Les premiers recueils de Marie Dauguet parurent au début de ce siècle. Quelques esprits d'élite (Rémy de Gourmont, Emile Faguet) en furent émerveillés et l'écrivirent.

Mais la plupart des critiques, dévoués à la renommée d'Anna de Noailles ou de Gérard d'Houville ignorèrent cette poétesse qui vivait loin des salons littéraires, dans un coin des Vosges où elle s'occupait de sa ferme et de recherches botaniques (Janine Moulin).


Marie Dauguet

MARIE DAUGUET

Pour reconstituer en elle et autour d'elle l'atmosphère nécessaire à sa vie, Marie Dauguet n'a pas eu à recréer, par sa poésie, une ambiance étrangère : elle est née et elle a vécu dans le milieu de sa race. Mais on peut définir sa poésie, une tentative d'adaptation, d'identification parfaite avec la nature. Elle a cherché à retrouver cet état de divine inconscience qui fait que l'être humain participe à la vie générale. Ce n'est pas le désir de comprendre qui la tourmente, c'est le désir de sentir, de percevoir les mystérieux rapports qui existent entre l'homme et les choses.

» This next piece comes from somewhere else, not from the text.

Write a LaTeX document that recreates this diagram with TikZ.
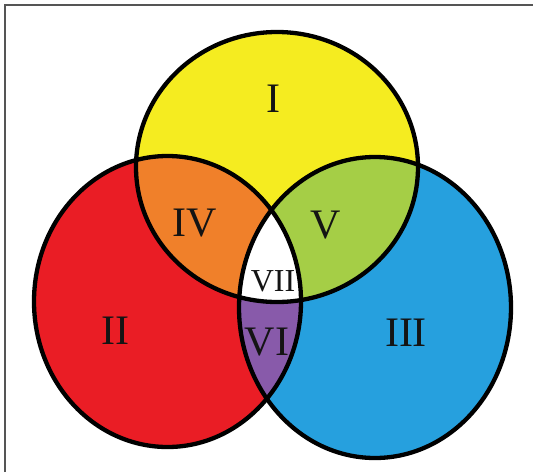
\documentclass[tikz,border=0pt]{standalone}
\usepackage{fontspec}
\setmainfont{Liberation Serif}
\definecolor{cyel}{RGB}{245,236,32}
\definecolor{cred}{RGB}{234,29,37}
\definecolor{cblue}{RGB}{38,160,222}
\definecolor{corange}{RGB}{240,128,42}
\definecolor{cgreen}{RGB}{165,206,70}
\definecolor{cpurple}{RGB}{136,90,170}
\definecolor{cframe}{RGB}{85,85,85}
\begin{document}
\begin{tikzpicture}[x=1pt,y=-1pt,
  outline/.style={draw=black,line width=4.3pt},
  big/.style={font=\fontsize{42}{42}\selectfont,inner sep=0pt,text=black!92},
  small/.style={font=\fontsize{32}{32}\selectfont,inner sep=0pt,text=black!92}]
\useasboundingbox (0,0) rectangle (533,472);
\fill[white] (0,0) rectangle (533,472);
% frame (top and left only)
\draw[cframe,line width=1.6pt] (5,472) -- (5,5) -- (533,5);
% shapes
\def\yel{(277,167) ellipse [x radius=141,y radius=135]}
\def\red{(167.5,301.5) ellipse [x radius=133.5,y radius=145.5]}
\def\blu{(375,307.5) ellipse [x radius=136,y radius=150.5]}
\fill[cyel] \yel;
\fill[cred] \red;
\fill[cblue] \blu;
\begin{scope}\clip \yel; \fill[corange] \red; \end{scope}
\begin{scope}\clip \yel; \fill[cgreen] \blu; \end{scope}
\begin{scope}\clip \red; \fill[cpurple] \blu; \end{scope}
\begin{scope}\clip \yel; \clip \red; \fill[white] \blu; \end{scope}
\draw[outline] \yel;
\draw[outline] \red;
\draw[outline] \blu;
% labels
\node[big] (l1) at (273,99) {I};
\node[big] (l2) at (115,331) {II};
\node[big] (l3) at (406,333) {III};
\node[big] (l4) at (195,223) {IV};
\node[big] (l5) at (326,225) {V};
\node[big] (l6) at (267,342) {VI};
\node[small] (l7) at (273,281) {VII};
\end{tikzpicture}
\end{document}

Pour arriver à cet état de sympathie universelle, à cette sorte de nirvâna panthéiste, il faut d'abord avoir pris conscience de soi-même, s'être dissocié du monde extérieur, s'en être isolé comme une particule chimique. Alors le poète s'aperçoit, au bout de cette analyse, de cette introspection, qu'il n'existe que par les sensations qui l'affectent, par les influences qui l'envahissent ; il s'abandonne à elles, et, puisqu'il s'agit d'une femme, se laisse pénétrer par tous les bruits, par tous les heurts de la vie. Ceci est curieux : à cette heure, où nous tendons de plus en plus à l'analyse, nous plaçant en spectateur isolé des contingences, voici un poète, une femme, qui tente une synthèse de la vie, essaie de plonger sa petite vie individuelle dans toutes les vies. Elle percevra mieux le bruit de son cœur, mêlé à l'orchestration de toutes les autres palpitations de la nature.

Dès les premiers vers de son premier livre : A travers le Voile, la poétesse exprime ce désir de s'engloutir dans la nature, qui l'attire comme un amant :

L'odeur de volupté des marais s'accentue,
Qui parle aux sens tout bas avec des mots profonds.
.............................................................................

La résine suinte à l'écorce des mélèzes,
De la tendresse fond sous l'aubier trop étroit,
Et le Désir puissant surgit, dont rien n'apaise
L'ardeur et qui nous prend et lentement nous baise
Aux lèvres, comme un amant qui serait roi.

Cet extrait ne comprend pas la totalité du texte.